Sometimes I wonder what it says about me that my mind can go to such dark places. But it does. So who am I to dwell?

And you may think it could be explained away. Like: girl watches too many scary movies. Except that I don't. Not even scary commercials. When those come on I cover my ears, close my eyes, and LALALALALALALALALALALALALALALALALALALALALALALALALALALAAAAAA until Graham smacks me; signifying the commercials' end. So no, there is no explanation except that I am a weenie. A big oscar-meyer-scardy-mcweiner-face.

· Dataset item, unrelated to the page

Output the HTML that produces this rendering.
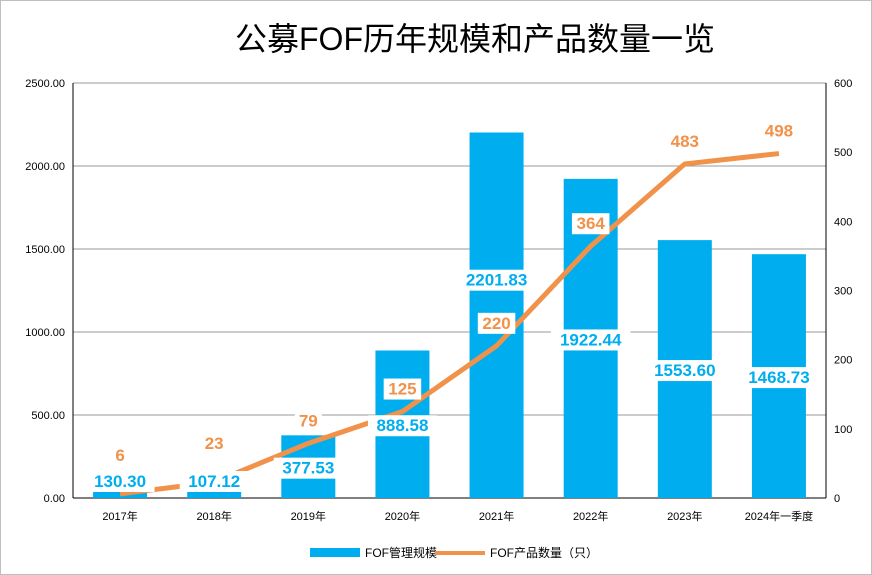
<!DOCTYPE html>
<html><head><meta charset="utf-8"><style>
body{margin:0;background:#fff;}
svg{display:block;font-family:"Liberation Sans","Noto Sans CJK SC",sans-serif;}
</style></head><body>
<svg width="872" height="575" viewBox="0 0 872 575">
<rect x="0.5" y="0.5" width="871" height="574" fill="#fff" stroke="#bfbfbf"/>
<text x="475" y="50" text-anchor="middle" font-size="32" fill="#000">公募FOF历年规模和产品数量一览</text>
<g id="grid"></g><g id="bars"></g><g id="line"></g><g id="labels"></g><g id="axes"></g>
<g>
<rect x="310" y="548" width="50" height="9" fill="#00AEEF"/>
<text x="365" y="557" font-size="12">FOF管理规模</text>
<line x1="435" y1="553" x2="485" y2="553" stroke="#F0924A" stroke-width="4"/>
<text x="490" y="557" font-size="12">FOF产品数量（只）</text>
</g>
</svg>
<script>
const categories=["2017年","2018年","2019年","2020年","2021年","2022年","2023年","2024年一季度"];
const scaleValues=[130.30,107.12,377.53,888.58,2201.83,1922.44,1553.60,1468.73];
const countValues=[6,23,79,125,220,364,483,498];
const leftTicks=[0,500,1000,1500,2000,2500];
const rightTicks=[0,100,200,300,400,500,600];
const NS="http://www.w3.org/2000/svg";
const L=73,R=826,Y0=498,Y1=83;
const step=(R-L)/categories.length;
const xC=i=>L+step*(i+0.5);
const yL=v=>Y0-(v/2500)*(Y0-Y1);
const yR=v=>Y0-(v/600)*(Y0-Y1);
function mk(tag,attrs,parent,txt){const e=document.createElementNS(NS,tag);for(const k in attrs)e.setAttribute(k,attrs[k]);if(txt!==undefined)e.textContent=txt;document.getElementById(parent).appendChild(e);return e;}
leftTicks.forEach(t=>{
 const g=mk("line",{x1:L,x2:R,y1:yL(t),y2:yL(t),stroke:t===0?"#000":"#9a9a9a","stroke-width":1},"grid");
 
 
 const tx=mk("text",{x:65,y:yL(t)+4,"text-anchor":"end","font-size":11},"axes",t.toFixed(2));
 
 
});
rightTicks.forEach(t=>{
 const tx=mk("text",{x:834,y:yR(t)+4,"font-size":11},"axes",String(t));
 
 
});
const la=mk("line",{x1:L,x2:L,y1:Y1,y2:Y0,stroke:"#000"},"axes");


const ra=mk("line",{x1:R,x2:R,y1:Y1,y2:Y0,stroke:"#000"},"axes");


categories.forEach((c,i)=>{
 const tx=mk("text",{x:xC(i),y:520,"text-anchor":"middle","font-size":11},"axes",c);
 
 
 const b=mk("rect",{x:xC(i)-27,y:yL(scaleValues[i]),width:54,height:Y0-yL(scaleValues[i]),fill:"#00AEEF"},"bars");
 
 
});
const pts=countValues.map((v,i)=>xC(i)+","+yR(v)).join(" ");
const pl=mk("polyline",{points:pts,fill:"none",stroke:"#F0924A","stroke-width":5,"stroke-linejoin":"round"},"line");


function label(x,y,txt,color,name){
 const w=txt.length*10.5+6;
 const r=mk("rect",{x:x-w/2,y:y-15,width:w,height:21,fill:"#fff"},"labels");
 
 
 const t=mk("text",{x:x,y:y+1,"text-anchor":"middle","font-size":17,"font-weight":"bold",fill:color},"labels",txt);
 
 
}
scaleValues.forEach((v,i)=>{
 let y=Math.min((yL(v)+Y0)/2,Y0-18);
 if(i===4) y=yL(v*0.6);
 label(xC(i),y+6,v.toFixed(2),"#00AEEF","bar-value-label");
});
countValues.forEach((v,i)=>{
 const off=i<2?40:24;
 label(xC(i),yR(v)-off+6,String(v),"#F0924A","line-value-label");
});
</script>
</body></html>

So imagine my sheer horror when, the first time I made my way up to my advisor's lab, I was faced with THIS:

An elevator so scary... soooo old... so absolutely terrifying that every time I am in it my internal dialogue goes something like this:

Dear God, Please don't let a face pop up in that window. Please, please, please don't be a face. Pleasedontbeaface! Pleasedontbeaface! Pleasedontbeaface! PLEASE DON'T BE A FACE!!!

If I fail out of grad school I am blaming it, solely and completely, on that elevator. And then I'll go to the Dean and complain because HOW CAN THEY EXPECT PEOPLE TO FEEL SAFE IN A SCHOOL WITH ELEVATORS LIKE THAT?!?